=== Information provided ===

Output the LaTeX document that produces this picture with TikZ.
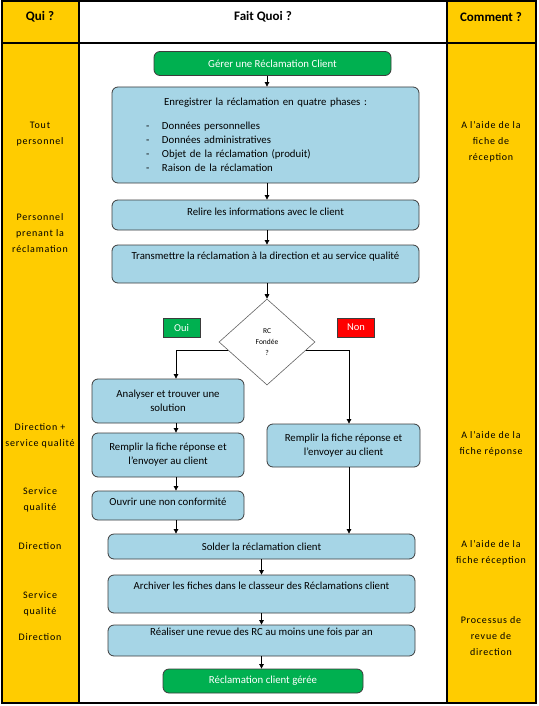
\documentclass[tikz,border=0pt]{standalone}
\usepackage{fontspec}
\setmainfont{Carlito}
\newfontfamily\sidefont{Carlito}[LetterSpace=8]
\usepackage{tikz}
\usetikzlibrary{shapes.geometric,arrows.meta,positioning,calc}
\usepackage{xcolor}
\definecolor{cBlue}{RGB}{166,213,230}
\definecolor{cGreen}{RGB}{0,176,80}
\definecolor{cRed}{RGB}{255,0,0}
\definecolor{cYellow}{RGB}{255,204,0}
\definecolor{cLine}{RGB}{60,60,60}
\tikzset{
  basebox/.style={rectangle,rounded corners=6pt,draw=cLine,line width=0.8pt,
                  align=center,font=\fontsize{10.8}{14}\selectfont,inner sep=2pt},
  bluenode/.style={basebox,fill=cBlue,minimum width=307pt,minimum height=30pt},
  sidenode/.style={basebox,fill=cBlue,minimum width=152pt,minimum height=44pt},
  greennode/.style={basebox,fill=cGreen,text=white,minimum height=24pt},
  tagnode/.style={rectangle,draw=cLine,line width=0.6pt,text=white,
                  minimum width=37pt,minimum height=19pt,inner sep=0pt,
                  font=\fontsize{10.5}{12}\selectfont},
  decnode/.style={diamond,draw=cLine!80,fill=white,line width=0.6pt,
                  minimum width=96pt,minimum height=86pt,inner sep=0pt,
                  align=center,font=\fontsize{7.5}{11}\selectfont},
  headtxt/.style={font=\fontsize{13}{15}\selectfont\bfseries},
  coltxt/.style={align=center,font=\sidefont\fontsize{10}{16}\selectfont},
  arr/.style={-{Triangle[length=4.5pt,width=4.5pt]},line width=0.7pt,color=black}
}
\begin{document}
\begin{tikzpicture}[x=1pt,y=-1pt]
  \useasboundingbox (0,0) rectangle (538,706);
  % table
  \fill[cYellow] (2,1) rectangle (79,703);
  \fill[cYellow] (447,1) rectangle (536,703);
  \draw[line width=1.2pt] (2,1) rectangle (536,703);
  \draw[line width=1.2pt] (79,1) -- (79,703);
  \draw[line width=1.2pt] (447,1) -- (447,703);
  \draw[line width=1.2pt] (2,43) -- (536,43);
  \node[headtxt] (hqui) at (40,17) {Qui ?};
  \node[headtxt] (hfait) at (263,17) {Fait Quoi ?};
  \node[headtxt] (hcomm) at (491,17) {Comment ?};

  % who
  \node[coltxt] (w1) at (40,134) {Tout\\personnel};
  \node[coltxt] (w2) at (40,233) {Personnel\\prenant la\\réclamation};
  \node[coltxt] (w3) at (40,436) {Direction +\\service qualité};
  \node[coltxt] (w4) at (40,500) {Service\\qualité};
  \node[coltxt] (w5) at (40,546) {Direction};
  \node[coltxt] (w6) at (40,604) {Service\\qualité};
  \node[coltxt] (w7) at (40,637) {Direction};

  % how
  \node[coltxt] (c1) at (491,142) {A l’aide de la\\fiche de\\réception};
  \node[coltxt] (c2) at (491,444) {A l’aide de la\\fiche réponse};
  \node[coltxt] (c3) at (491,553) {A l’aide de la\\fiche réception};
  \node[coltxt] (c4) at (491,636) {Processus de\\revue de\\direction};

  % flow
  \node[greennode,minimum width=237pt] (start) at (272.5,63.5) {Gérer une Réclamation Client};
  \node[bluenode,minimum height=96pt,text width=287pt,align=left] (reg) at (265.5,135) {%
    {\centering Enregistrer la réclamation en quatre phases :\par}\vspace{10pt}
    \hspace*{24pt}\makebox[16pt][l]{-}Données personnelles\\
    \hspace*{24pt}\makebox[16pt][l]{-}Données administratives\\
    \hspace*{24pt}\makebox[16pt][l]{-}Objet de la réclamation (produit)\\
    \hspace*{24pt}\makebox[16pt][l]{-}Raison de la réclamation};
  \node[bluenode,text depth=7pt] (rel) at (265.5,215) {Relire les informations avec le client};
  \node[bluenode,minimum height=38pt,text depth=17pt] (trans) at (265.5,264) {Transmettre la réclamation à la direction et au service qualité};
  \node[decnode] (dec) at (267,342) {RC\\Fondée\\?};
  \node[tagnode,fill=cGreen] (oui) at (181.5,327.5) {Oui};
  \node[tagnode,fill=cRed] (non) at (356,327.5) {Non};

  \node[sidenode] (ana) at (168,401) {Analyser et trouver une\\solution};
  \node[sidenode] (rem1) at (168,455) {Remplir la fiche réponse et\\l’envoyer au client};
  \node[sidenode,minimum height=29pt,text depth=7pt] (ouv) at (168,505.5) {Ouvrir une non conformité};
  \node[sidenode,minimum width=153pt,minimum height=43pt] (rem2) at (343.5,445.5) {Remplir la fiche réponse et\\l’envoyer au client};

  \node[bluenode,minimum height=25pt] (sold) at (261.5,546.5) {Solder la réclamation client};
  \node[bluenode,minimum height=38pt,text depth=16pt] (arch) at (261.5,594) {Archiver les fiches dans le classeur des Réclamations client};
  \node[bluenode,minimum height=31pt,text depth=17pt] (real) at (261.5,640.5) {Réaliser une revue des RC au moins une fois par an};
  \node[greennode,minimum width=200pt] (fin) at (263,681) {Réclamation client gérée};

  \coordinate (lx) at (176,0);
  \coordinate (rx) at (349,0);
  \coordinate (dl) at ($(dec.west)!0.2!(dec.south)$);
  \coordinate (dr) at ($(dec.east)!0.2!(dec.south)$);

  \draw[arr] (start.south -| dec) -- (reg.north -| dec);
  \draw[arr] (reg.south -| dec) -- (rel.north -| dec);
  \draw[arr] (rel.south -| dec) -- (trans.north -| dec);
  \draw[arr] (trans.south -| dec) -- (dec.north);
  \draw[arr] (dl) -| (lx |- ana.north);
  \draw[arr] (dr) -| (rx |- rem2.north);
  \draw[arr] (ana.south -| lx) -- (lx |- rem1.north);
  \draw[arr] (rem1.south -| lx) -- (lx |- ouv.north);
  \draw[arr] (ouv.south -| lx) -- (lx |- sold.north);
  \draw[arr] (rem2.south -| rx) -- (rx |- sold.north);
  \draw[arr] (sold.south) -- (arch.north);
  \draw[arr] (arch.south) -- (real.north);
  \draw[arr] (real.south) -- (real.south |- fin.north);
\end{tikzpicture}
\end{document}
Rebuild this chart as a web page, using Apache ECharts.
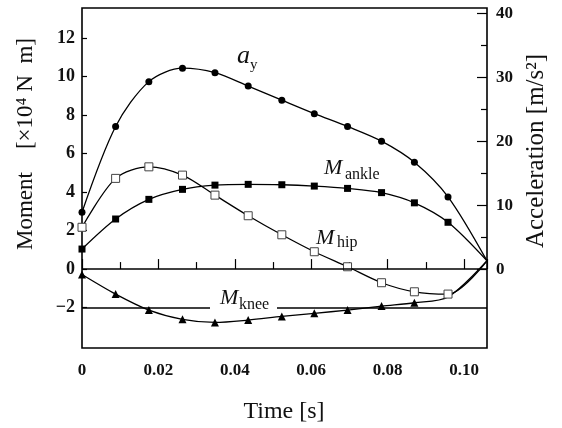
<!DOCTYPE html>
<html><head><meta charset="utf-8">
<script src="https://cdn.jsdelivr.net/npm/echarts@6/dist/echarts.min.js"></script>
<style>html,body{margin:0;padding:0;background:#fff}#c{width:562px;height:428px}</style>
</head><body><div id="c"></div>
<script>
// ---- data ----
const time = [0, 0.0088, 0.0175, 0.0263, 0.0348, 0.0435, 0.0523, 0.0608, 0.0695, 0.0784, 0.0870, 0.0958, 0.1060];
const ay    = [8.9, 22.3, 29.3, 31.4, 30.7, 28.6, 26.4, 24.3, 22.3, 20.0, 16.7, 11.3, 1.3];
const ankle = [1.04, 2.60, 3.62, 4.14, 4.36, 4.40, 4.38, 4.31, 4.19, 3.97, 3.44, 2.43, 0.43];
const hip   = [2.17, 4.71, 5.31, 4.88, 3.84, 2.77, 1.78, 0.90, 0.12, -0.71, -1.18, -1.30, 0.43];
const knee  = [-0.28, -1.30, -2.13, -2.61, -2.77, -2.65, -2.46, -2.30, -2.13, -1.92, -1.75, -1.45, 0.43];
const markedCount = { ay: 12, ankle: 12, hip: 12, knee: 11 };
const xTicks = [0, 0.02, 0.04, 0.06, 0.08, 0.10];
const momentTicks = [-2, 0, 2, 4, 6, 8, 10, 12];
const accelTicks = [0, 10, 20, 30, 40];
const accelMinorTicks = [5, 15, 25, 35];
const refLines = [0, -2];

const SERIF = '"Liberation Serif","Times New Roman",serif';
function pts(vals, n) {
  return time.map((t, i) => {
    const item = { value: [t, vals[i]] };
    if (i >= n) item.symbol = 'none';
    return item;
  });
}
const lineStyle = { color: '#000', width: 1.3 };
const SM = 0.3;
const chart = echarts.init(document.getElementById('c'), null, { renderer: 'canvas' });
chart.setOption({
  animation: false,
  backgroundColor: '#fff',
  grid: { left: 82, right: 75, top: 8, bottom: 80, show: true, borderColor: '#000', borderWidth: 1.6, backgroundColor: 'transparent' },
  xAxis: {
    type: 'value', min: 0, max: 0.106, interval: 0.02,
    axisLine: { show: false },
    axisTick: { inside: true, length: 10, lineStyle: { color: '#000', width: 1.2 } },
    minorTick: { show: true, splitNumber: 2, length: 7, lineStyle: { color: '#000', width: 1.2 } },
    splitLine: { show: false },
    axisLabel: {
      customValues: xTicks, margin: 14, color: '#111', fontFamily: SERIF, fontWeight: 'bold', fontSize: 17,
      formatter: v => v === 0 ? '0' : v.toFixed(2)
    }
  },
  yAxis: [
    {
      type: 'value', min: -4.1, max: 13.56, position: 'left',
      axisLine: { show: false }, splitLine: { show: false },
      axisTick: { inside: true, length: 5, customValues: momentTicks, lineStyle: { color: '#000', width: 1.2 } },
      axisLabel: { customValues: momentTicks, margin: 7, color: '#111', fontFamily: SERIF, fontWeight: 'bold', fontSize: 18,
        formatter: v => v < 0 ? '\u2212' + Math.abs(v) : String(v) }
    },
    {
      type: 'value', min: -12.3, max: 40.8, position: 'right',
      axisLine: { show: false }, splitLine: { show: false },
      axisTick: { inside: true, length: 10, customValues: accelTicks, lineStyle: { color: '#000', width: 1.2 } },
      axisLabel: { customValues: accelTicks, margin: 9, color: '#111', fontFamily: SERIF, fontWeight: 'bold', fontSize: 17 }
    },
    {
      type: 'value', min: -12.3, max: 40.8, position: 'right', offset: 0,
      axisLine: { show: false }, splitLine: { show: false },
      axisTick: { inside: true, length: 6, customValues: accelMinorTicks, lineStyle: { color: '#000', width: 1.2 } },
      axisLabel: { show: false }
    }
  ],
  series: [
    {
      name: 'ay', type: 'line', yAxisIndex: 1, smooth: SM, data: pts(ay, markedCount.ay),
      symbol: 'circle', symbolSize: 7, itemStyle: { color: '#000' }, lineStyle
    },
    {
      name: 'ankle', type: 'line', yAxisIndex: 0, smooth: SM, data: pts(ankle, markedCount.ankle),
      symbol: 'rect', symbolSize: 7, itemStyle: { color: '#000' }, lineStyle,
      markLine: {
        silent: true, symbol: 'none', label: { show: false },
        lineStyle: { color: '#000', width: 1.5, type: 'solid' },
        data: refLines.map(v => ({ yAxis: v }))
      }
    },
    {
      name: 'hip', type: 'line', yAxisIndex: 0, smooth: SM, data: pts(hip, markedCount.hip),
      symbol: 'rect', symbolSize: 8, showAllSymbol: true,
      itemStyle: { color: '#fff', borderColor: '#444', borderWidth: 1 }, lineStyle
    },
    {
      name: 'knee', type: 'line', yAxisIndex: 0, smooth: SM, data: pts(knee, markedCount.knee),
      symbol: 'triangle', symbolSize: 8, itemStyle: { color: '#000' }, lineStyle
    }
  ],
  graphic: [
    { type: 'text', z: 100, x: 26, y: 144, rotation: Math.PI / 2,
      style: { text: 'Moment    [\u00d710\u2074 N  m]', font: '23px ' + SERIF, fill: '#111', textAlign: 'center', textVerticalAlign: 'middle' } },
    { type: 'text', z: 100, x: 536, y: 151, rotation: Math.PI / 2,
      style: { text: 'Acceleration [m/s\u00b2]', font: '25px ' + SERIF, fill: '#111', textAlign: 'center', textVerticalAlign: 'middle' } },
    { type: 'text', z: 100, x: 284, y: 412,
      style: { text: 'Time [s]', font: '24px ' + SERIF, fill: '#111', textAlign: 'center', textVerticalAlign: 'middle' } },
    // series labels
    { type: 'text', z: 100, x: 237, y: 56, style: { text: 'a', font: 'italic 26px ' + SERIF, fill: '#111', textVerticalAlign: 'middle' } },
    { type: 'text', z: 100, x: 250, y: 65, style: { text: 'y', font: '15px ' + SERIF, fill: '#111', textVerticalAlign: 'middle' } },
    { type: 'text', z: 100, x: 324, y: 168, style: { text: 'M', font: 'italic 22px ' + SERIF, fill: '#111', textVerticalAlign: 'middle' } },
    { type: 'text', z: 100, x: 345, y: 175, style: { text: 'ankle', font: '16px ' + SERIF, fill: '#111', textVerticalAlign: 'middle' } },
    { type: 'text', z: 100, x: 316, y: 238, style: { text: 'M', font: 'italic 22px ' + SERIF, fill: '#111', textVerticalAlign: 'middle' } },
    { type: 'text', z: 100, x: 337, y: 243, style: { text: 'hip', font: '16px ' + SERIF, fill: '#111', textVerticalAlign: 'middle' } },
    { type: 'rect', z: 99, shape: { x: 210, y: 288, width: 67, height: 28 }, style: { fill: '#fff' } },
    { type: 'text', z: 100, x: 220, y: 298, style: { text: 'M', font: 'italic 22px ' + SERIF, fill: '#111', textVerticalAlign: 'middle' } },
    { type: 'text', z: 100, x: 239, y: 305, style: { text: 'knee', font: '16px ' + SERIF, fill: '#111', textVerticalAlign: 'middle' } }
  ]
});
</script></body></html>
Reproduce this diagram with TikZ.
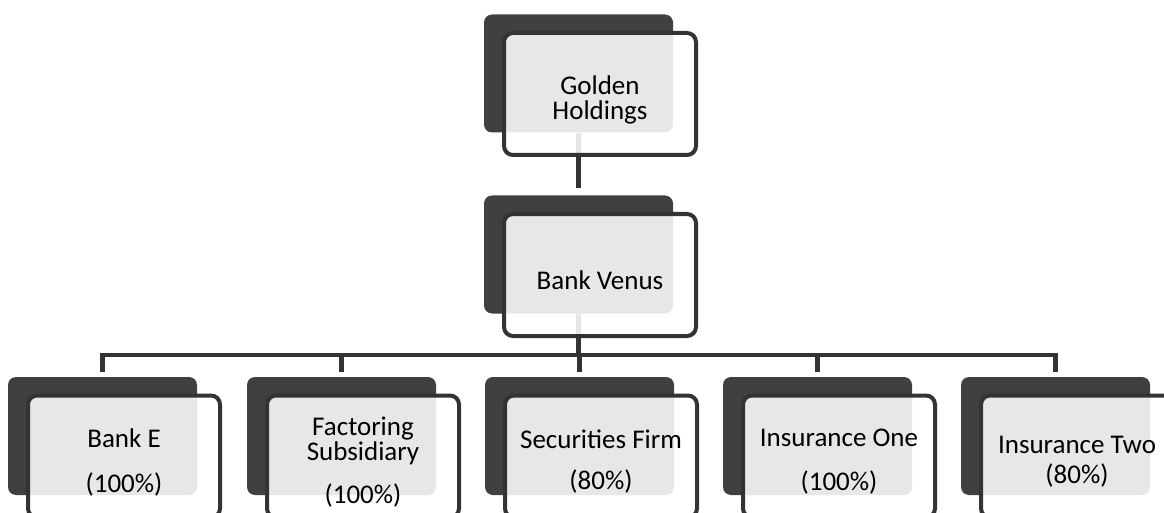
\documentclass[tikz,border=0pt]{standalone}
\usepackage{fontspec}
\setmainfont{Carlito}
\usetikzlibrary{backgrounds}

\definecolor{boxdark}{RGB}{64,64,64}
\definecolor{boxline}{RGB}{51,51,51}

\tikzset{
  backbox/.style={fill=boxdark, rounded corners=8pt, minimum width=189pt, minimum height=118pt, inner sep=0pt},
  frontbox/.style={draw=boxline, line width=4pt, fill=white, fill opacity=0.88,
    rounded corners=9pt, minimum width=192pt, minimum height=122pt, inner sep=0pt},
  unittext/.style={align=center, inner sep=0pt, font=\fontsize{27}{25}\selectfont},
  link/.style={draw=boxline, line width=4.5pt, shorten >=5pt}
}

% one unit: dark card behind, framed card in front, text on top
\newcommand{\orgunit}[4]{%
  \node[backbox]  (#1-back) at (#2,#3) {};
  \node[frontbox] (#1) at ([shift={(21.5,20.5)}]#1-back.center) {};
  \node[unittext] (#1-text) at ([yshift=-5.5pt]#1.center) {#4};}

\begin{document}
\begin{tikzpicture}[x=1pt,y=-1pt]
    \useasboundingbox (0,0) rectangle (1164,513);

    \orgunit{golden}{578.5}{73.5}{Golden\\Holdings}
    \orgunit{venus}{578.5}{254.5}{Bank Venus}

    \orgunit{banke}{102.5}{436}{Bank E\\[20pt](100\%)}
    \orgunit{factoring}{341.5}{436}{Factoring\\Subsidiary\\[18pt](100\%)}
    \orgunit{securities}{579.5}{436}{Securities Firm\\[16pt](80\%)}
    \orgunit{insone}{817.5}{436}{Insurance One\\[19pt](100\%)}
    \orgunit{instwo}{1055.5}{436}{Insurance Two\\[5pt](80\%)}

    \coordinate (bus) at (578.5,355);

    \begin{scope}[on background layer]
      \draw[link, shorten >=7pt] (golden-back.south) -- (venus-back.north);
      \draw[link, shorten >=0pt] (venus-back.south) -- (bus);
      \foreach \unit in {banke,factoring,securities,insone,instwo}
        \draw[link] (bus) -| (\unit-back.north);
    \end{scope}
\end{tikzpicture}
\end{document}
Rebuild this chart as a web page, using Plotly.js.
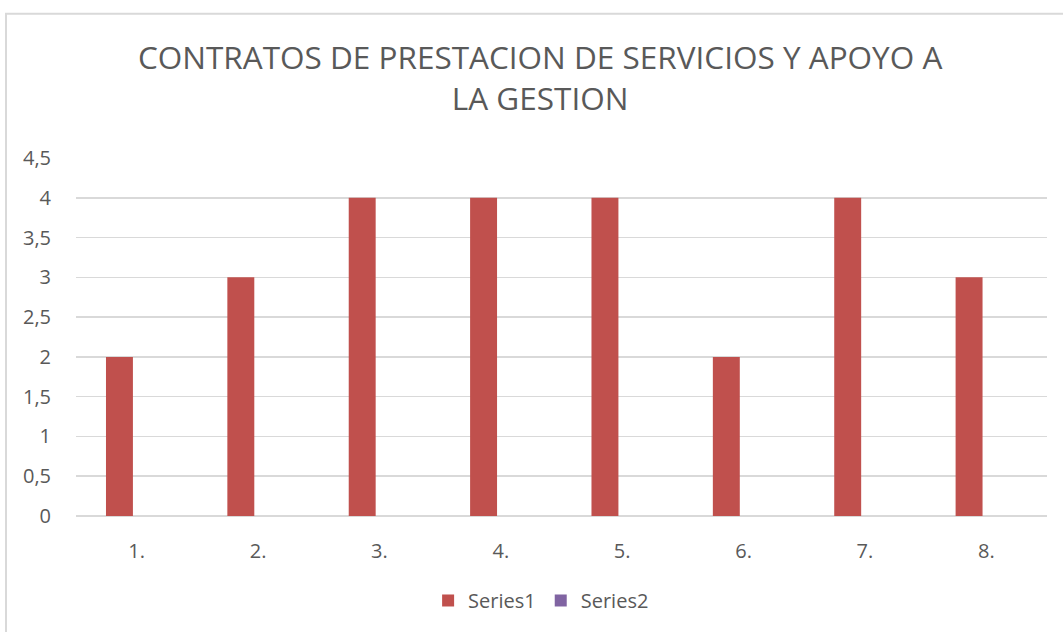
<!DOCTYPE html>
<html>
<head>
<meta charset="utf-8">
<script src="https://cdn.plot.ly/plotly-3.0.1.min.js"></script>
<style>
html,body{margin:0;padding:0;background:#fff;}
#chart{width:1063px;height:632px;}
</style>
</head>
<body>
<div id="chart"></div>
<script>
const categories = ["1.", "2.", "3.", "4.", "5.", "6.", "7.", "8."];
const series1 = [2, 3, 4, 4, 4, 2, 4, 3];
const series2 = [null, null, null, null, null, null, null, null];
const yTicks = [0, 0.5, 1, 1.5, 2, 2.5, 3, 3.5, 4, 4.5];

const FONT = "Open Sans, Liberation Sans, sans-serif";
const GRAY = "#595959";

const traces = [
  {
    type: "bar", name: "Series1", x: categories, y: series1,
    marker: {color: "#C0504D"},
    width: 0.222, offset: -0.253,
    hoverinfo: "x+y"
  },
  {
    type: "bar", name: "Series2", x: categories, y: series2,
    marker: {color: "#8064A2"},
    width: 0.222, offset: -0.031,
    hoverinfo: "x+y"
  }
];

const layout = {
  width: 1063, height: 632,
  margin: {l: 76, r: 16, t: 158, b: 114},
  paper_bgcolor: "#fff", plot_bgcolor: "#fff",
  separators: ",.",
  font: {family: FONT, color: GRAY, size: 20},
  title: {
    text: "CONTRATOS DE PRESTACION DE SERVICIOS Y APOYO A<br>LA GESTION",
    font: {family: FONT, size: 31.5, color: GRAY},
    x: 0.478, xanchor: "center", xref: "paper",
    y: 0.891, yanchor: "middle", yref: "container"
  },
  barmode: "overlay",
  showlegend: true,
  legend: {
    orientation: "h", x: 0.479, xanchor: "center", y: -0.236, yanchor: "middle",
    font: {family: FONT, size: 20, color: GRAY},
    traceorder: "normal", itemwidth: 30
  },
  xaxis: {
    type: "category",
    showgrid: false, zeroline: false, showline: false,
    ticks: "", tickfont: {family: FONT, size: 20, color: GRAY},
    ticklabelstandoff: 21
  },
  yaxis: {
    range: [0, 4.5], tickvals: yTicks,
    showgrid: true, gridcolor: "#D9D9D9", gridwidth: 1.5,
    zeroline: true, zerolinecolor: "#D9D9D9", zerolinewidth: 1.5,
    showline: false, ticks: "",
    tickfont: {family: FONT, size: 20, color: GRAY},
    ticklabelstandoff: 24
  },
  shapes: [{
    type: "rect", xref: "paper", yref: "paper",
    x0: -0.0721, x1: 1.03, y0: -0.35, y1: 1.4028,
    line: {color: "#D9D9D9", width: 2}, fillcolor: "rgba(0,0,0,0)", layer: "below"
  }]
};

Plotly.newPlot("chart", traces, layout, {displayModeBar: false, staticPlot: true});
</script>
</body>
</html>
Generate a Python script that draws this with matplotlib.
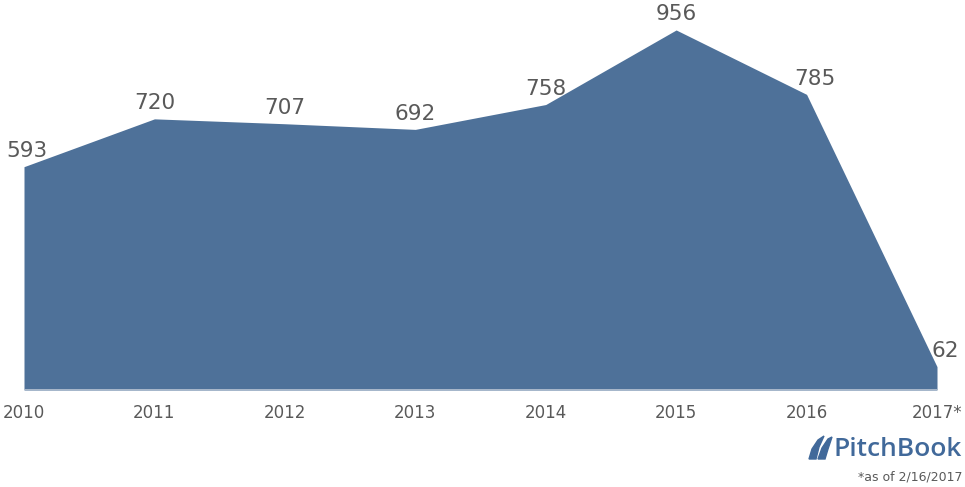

===

Problem requirements: Reproduce exactly the section that begins with the line containing "Rebuild this chart as a web page, using Plotly.js." and ends with the line containing "3.5, 4, 4.5];". Both boundary lines belong in the copy, but pictures do not.

Result of this task:
Rebuild this chart as a web page, using Plotly.js.
<!DOCTYPE html>
<html>
<head>
<meta charset="utf-8">
<script src="https://cdn.plot.ly/plotly-3.0.1.min.js"></script>
<style>
html,body{margin:0;padding:0;background:#fff;}
#chart{width:1063px;height:632px;}
</style>
</head>
<body>
<div id="chart"></div>
<script>
const categories = ["1.", "2.", "3.", "4.", "5.", "6.", "7.", "8."];
const series1 = [2, 3, 4, 4, 4, 2, 4, 3];
const series2 = [null, null, null, null, null, null, null, null];
const yTicks = [0, 0.5, 1, 1.5, 2, 2.5, 3, 3.5, 4, 4.5];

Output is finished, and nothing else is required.